On Wed, 28 Aug 2002, Ethan Dicks wrote:
With my early experience having come from the
Commodore world, I admit
that the hi-res mapping on the Apple ][ struck me as odd, too; but when
I programming professionally on it, our graphics guru whipped up a fast
and simple row->address lookup routine and we didn't have to worry about
it from an application standpoint.
Yes, it adds a few cycles to the plotting of points, and it is quite lame,
but we must look at the history of why it is like this, as Ethan describes
below.
The "logic" is that the video refresh
circuit doubles as a DRAM refresh
counter. By decoupling the sequential nature of the CPU's view of the
hi-res page and the video output circuit's view of the same memory, the
timing lines up and results in a simpler refresh circuit (i.e., you
don't have to refresh every byte in a DRAM chip, just every row, every
so often; the mapping is driven by the bit geometry of the 4116 DRAM and
how many columns there are per row). I forget how many chips Woz saved,
but I think it was between 1 and 4.
Woz was all about efficiency in design: a true hacker. The hack was very
clever for the day (1977) and saved on chip costs, which were still high
back then.

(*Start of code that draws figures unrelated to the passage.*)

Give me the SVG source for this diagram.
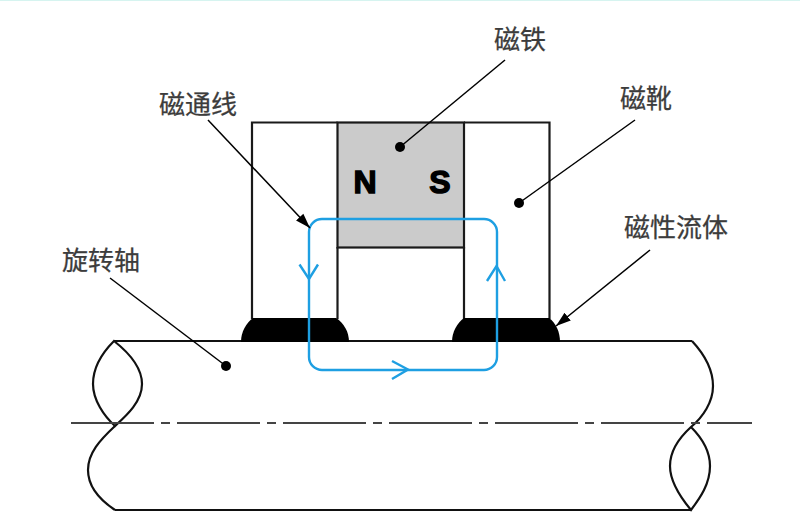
<svg xmlns="http://www.w3.org/2000/svg" width="800" height="531" viewBox="0 0 800 531">
<style>
.lbl{font-family:"Noto Sans CJK SC","Noto Sans",sans-serif;font-size:26px;fill:#3c3c3c;stroke:#3c3c3c;stroke-width:.25;text-anchor:middle}
.pole{font-family:"Liberation Sans",Arial,sans-serif;font-size:32px;font-weight:bold;fill:#000;stroke:#000;stroke-width:1.400;text-anchor:middle}
.ol{fill:none;stroke:#1a1a1a;stroke-width:2.200}
.core{fill:#cbcbcb;stroke:#1a1a1a;stroke-width:2.200}
.shaft{fill:none;stroke:#111;stroke-width:2.200}
.lead{fill:none;stroke:#000;stroke-width:1.500}
.flux{fill:none;stroke:#1e9fe2;stroke-width:2.400}
</style>
<defs>
<marker id="arr" markerUnits="userSpaceOnUse" markerWidth="16" markerHeight="12" refX="15" refY="5" orient="auto" viewBox="0 0 16 10"><path d="M0 0L15 5L0 10Z" fill="#000"/></marker>
</defs>
<rect width="800" height="531" fill="#fff"/>
<rect width="800" height="1" fill="#d6f4f0"/>
<g id="rotating-shaft">
<path class="shaft" d="M114 341H692M115 510H691"/>
<path class="shaft" d="M114 341C100 355 93 368 93 384C93 400 104 416 115 426C126 416 142 402 142 384C142 366 128 352 114 341Z"/>
<path class="shaft" d="M115 426C100 440 88 453 88 470C88 487 100 500 115 510"/>
<path class="shaft" d="M692 341C705 355 713 370 713 386C713 402 703 417 691 427C680 437 670 450 670 466C670 482 681 498 691 510C700 498 710 484 710 466C710 450 701 437 691 427"/>
<line x1="71" y1="423" x2="752" y2="423" stroke="#444" stroke-width="2" stroke-dasharray="83 7 9 7"/>
</g>
<g id="magnet">
<rect class="core" x="337.500" y="122.500" width="126.500" height="125"/>
<text class="pole" x="365" y="193">N</text>
<text class="pole" x="440" y="193">S</text>
</g>
<g id="left-pole-shoe"><path class="ol" d="M252 319V122.500H337.500M337.500 247V319"/></g>
<g id="right-pole-shoe"><path class="ol" d="M464 247V319M464 122.500H549.500V319"/></g>
<g id="ferrofluid">
<path d="M241 342C241 332 246 323 253 318H336C344 323 349 332 349 342Z" fill="#000"/>
<path d="M452 342C452 332 457 323 464 318H549C556 323 560 332 560 342Z" fill="#000"/>
</g>
<g id="flux-loop">
<rect class="flux" x="309" y="219" width="188" height="151" rx="13" ry="13"/>
<path class="flux" d="M299.500 264.500L309 279L318 264.500M487 281L496.500 266L505 281M392 361L408 369.500L392 379"/>
</g>
<g id="connectors">
<path class="lead" d="M400 147L505 60"/>
<circle cx="400" cy="147" r="5"/>
<path class="lead" d="M519 203L635 120"/>
<circle cx="519" cy="203" r="5"/>
<path class="lead" d="M226 366L110 278"/>
<circle cx="226" cy="366" r="5"/>
<path class="lead" d="M208 120L310 228" marker-end="url(#arr)"/>
<path class="lead" d="M650 250L556 326" marker-end="url(#arr)"/>
</g>
<g id="label-magnet"><text class="lbl" x="520" y="49">磁铁</text></g>
<g id="label-flux"><text class="lbl" x="198" y="114">磁通线</text></g>
<g id="label-shoe"><text class="lbl" x="646" y="108">磁靴</text></g>
<g id="label-fluid"><text class="lbl" x="676" y="237">磁性流体</text></g>
<g id="label-shaft"><text class="lbl" x="101" y="270">旋转轴</text></g>
</svg>
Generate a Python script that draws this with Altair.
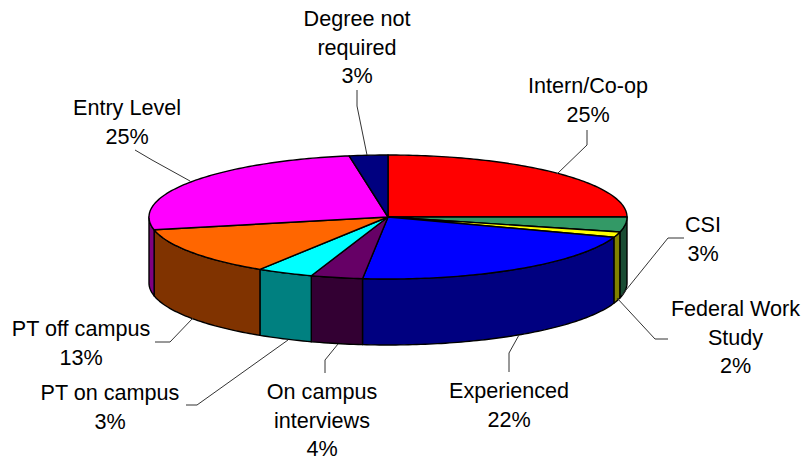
import math
import altair as alt

categories = ["Intern/Co-op", "CSI", "Federal Work Study", "Experienced", "On campus interviews",
              "PT on campus", "PT off campus", "Entry Level", "Degree not required"]
shares = [25.0, 3.9, 1.4, 21.4, 3.5, 3.8, 12.7, 25.7, 2.6]
top_colors = ["#FF0000", "#339966", "#FFFF00", "#0000FF", "#660066",
              "#00FFFF", "#FF6600", "#FF00FF", "#000080"]
side_colors = ["#800000", "#1A4C33", "#808000", "#000080", "#330033",
               "#008080", "#803300", "#800080", "#000040"]

label_texts = ["Degree not\nrequired\n3%", "Intern/Co-op\n25%", "Entry Level\n25%", "CSI\n3%",
               "Federal Work\nStudy\n2%", "Experienced\n22%", "On campus\ninterviews\n4%",
               "PT on campus\n3%", "PT off campus\n13%"]
label_x = [357, 588, 127, 703, 735.5, 509, 322, 110, 81]
label_y = [26, 93, 115, 232, 316, 398, 399, 400, 336]

leader_xs = [[357, 357, 367], [587, 587, 557], [135, 152, 190], [684, 668, 622],
             [668, 655, 617], [509, 509, 519], [325, 325, 338], [186, 197, 288], [155, 170, 193]]
leader_ys = [[90, 106, 155], [130, 145, 174], [150, 160, 181], [238, 238, 295],
             [339, 339, 298], [372, 353, 335], [373, 360, 344], [405, 405, 340], [342, 342, 318]]

CX, CY, RX, RY, DEPTH = 388, 217, 239, 62, 66
W, H = 793, 455


def rim(theta, dy=0.0):
    return [CX + RX * math.sin(theta), CY - RY * math.cos(theta) + dy]


def arc(a, b, dy=0.0):
    n = max(2, int(abs(b - a) / math.radians(1.0)))
    return [rim(a + (b - a) * i / n, dy) for i in range(n + 1)]


def feature(ring, color):
    return {"type": "Feature", "properties": {"color": color},
            "geometry": {"type": "Polygon", "coordinates": [ring + [ring[0]]]}}


features = []
edges = [0.0]
for s in shares:
    edges.append(edges[-1] + s / sum(shares) * 2 * math.pi)

# side walls: only the front half of the rim is visible
for i, c in enumerate(side_colors):
    a, b = max(edges[i], math.pi / 2), min(edges[i + 1], 3 * math.pi / 2)
    if b > a:
        features.append(feature(arc(a, b) + arc(b, a, DEPTH), c))
# top face
for i, c in enumerate(top_colors):
    features.append(feature([[CX, CY]] + arc(edges[i], edges[i + 1]), c))

pie = alt.Chart(alt.Data(values=features)).mark_geoshape(
    stroke="black", strokeWidth=1.4, strokeJoin="round"
).encode(
    color=alt.Color("properties.color:N", scale=None)
).project(type="identity", scale=1, translate=[-8, -8])

x_scale = alt.Scale(domain=[8, 8 + W], range=[0, W])
y_scale = alt.Scale(domain=[8, 8 + H], range=[0, H])

leader_rows = []
for k, (xs, ys) in enumerate(zip(leader_xs, leader_ys)):
    for j, (x, y) in enumerate(zip(xs, ys)):
        leader_rows.append({"id": k, "ord": j, "x": x, "y": y})

leaders = alt.Chart(alt.Data(values=leader_rows)).mark_line(
    color="#333333", strokeWidth=1
).encode(
    x=alt.X("x:Q", scale=x_scale, axis=None),
    y=alt.Y("y:Q", scale=y_scale, axis=None),
    detail="id:N",
    order="ord:Q",
)

label_rows = [{"t": t, "x": x, "y": y} for t, x, y in zip(label_texts, label_x, label_y)]
labels = alt.Chart(alt.Data(values=label_rows)).mark_text(
    font="Liberation Sans", fontSize=21.6, color="black", align="center",
    baseline="alphabetic", lineBreak="\n", lineHeight=28.5
).encode(
    x=alt.X("x:Q", scale=x_scale, axis=None),
    y=alt.Y("y:Q", scale=y_scale, axis=None),
    text="t:N",
)

chart = alt.layer(pie, leaders, labels).resolve_scale(x="shared", y="shared").properties(
    width=W, height=H, padding=0,
    autosize=alt.AutoSizeParams(type="none"),
    background="white",
).configure_view(stroke=None)

chart.save("out.html", embed_options={"renderer": "svg", "actions": False})
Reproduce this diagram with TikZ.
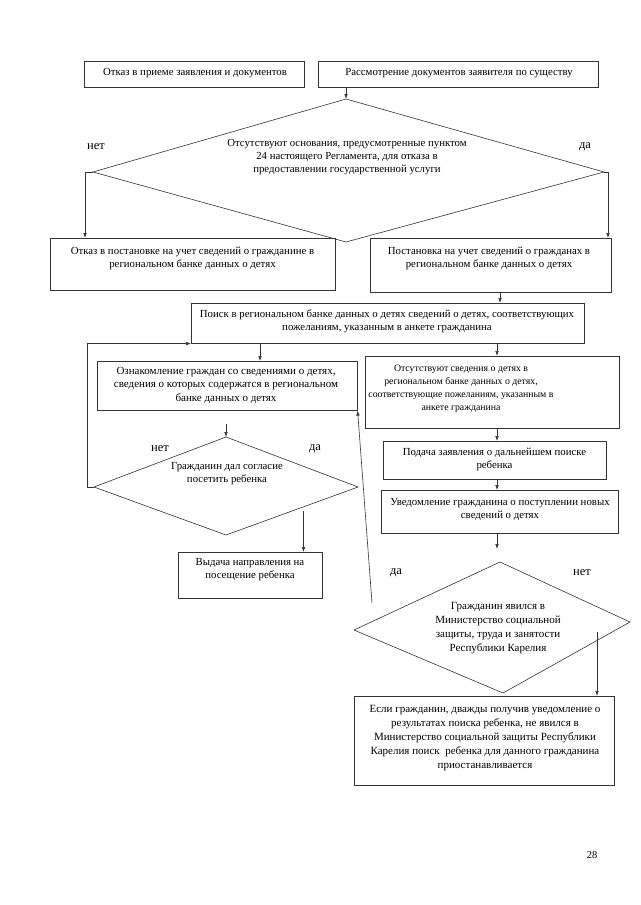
\documentclass[tikz,border=0pt]{standalone}
\usepackage{fontspec}
\setmainfont{Liberation Serif}
\usetikzlibrary{arrows.meta,calc}
\begin{document}
\begin{tikzpicture}[x=1pt,y=-1pt,
  ln/.style={draw=black!80, line width=0.6pt},
  arr/.style={ln,-{Latex[length=5pt,width=3.6pt]}},
  box/.style={ln, rectangle, anchor=north west, inner sep=0pt},
  txt/.style={font=\fontsize{10.8}{13}\selectfont, align=center, inner sep=0pt, text=black},
  txtc/.style={font=\fontsize{11}{13.5}\selectfont, align=center, inner sep=0pt, text=black},
  txts/.style={font=\fontsize{9.8}{13}\selectfont, align=center, inner sep=0pt, text=black},
  txtb/.style={font=\fontsize{11}{14}\selectfont, align=center, inner sep=0pt, text=black},
  lab/.style={font=\fontsize{12.5}{14}\selectfont, inner sep=0pt, text=black}]
\useasboundingbox[fill=white] (0,0) rectangle (640,905);

% boxes
\node[box, minimum width=220pt, minimum height=26pt] (b1) at (84,61) {};
\node[box, minimum width=280pt, minimum height=26pt] (b2) at (318,61) {};
\node[box, minimum width=285pt, minimum height=52pt] (b3) at (50,238) {};
\node[box, minimum width=241pt, minimum height=54pt] (b4) at (370,238) {};
\node[box, minimum width=393pt, minimum height=40pt] (poisk) at (191,303) {};
\node[box, minimum width=260pt, minimum height=49pt] (ozn) at (97,361) {};
\node[box, minimum width=144pt, minimum height=46pt] (vyd) at (178,552) {};
\node[box, minimum width=254pt, minimum height=72pt] (otsut) at (365,356) {};
\node[box, minimum width=223pt, minimum height=38pt] (pod) at (383,441) {};
\node[box, minimum width=237pt, minimum height=43pt] (uved) at (381,490) {};
\node[box, minimum width=260pt, minimum height=89pt] (fin) at (354,696) {};

% texts
\node[txt] (t1) at (195,73.5) {Отказ в приеме заявления и документов};
\node[txt] (t2) at (459,73.5) {Рассмотрение документов заявителя по существу};
\node[txt] (t3) at (192.5,258.5) {Отказ в постановке на учет сведений о гражданине в\\региональном банке данных о детях};
\node[txt] (t4) at (489,258.5) {Постановка на учет сведений о гражданах в\\региональном банке данных о детях};
\node[txt] (t5) at (387,321.5) {Поиск в региональном банке данных о детях сведений о детях, соответствующих\\пожеланиям, указанным в анкете гражданина};
\node[txtc] (t6) at (226,385) {Ознакомление граждан со сведениями о детях,\\сведения о которых содержатся в региональном\\банке данных о детях};
\node[txt] (t7) at (250,569.5) {Выдача направления на\\посещение ребенка};
\node[txts] (t8) at (461,389) {Отсутствуют сведения о детях в\\региональном банке данных о детях,\\соответствующие пожеланиям, указанным в\\анкете гражданина};
\node[txt] (t9) at (494.5,459) {Подача заявления о дальнейшем поиске\\ребенка};
\node[txt] (t10) at (500,510) {Уведомление гражданина о поступлении новых\\сведений о детях};
\node[txtb] (t11) at (485,738) {Если гражданин, дважды получив уведомление о\\результатах поиска ребенка, не явился в\\Министерство социальной защиты Республики\\Карелия поиск\ \ ребенка для данного гражданина\\приостанавливается};

% diamonds
\coordinate (d1n) at (346,99); \coordinate (d1w) at (93,172);
\coordinate (d1e) at (604,172); \coordinate (d1s) at (346,242);
\draw[ln] (d1n) -- (d1e) -- (d1s) -- (d1w) -- cycle;
\node[txt] (d1t) at (347,157) {Отсутствуют основания, предусмотренные пунктом\\24 настоящего Регламента, для отказа в\\предоставлении государственной услуги};

\coordinate (d2n) at (226,437); \coordinate (d2w) at (94,487);
\coordinate (d2e) at (358,487); \coordinate (d2s) at (226,535);
\draw[ln] (d2n) -- (d2e) -- (d2s) -- (d2w) -- cycle;
\node[txt] (d2t) at (227,474) {Гражданин дал согласие\\посетить ребенка};

\coordinate (d3n) at (500,562); \coordinate (d3w) at (354,630);
\coordinate (d3e) at (630,622); \coordinate (d3s) at (503,693);
\draw[ln] (d3n) -- (d3e) -- (d3s) -- (d3w) -- cycle;
\node[txtb] (d3t) at (498,628) {Гражданин явился в\\Министерство социальной\\защиты, труда и занятости\\Республики Карелия};

% labels
\node[lab] (l1) at (96,147) {нет};
\node[lab] (l2) at (585,147) {да};
\node[lab] (l3) at (160,449) {нет};
\node[lab] (l4) at (315,449) {да};
\node[lab] (l5) at (396,573) {да};
\node[lab] (l6) at (582,573) {нет};
\node[font=\fontsize{10.5}{12}\selectfont, inner sep=0pt] (pg) at (592,855) {28};

% column coordinates
\coordinate (xa) at (500,0);
\coordinate (xr) at (497,0);
\coordinate (xo) at (260,0);
\coordinate (lp) at (87,0);
\coordinate (xl) at (85,0);
\coordinate (xe) at (608,0);

% connectors
\draw[arr] (b2.south -| d1n) -- (d1n);
\draw[arr] (d1w) -- (d1w -| xl) -- (b3.north -| xl);
\draw[arr] (d1e) -- (d1e -| xe) -- (b4.north -| xe);
\draw[arr] (b4.south -| xa) -- (poisk.north -| xa);
\draw[arr] (d2w) -- (d2w -| lp) -- (poisk.south -| lp) -- (poisk.south west);
\draw[arr] (poisk.south -| xo) -- (ozn.north -| xo);
\draw[arr, shorten <=13pt] (ozn.south -| d2n) -- (d2n);
\coordinate (d2o) at (303.5,511);
\draw[arr] (d2o) -- (d2o |- vyd.north);
\coordinate (d3o) at (372,603);
\draw[arr] (d3o) -- (ozn.south east);
\draw[arr] (poisk.south -| xr) -- (otsut.north -| xr);
\draw[arr] (otsut.south -| xr) -- (pod.north -| xr);
\draw[arr] (pod.south -| xr) -- (uved.north -| xr);
\draw[arr, shorten >=13pt] (uved.south -| xr) -- (d3n -| xr);
\coordinate (d3x) at (597,632);
\draw[arr] (d3x) -- (fin.north -| d3x);
\end{tikzpicture}
\end{document}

Also, Woz believed that anything that could be done in
software should, and stuck with a minimalist hardware design attitude.
Yes, it's totally lame to those who came up on computers with normal,
sequential graphics screens, but as Ethan mentioned, a simple look-up
table (consisting of $180 bytes) and some convenient 6502 opcodes (load
accumulator indirect indexed) fixes the problem quite nicely and easily.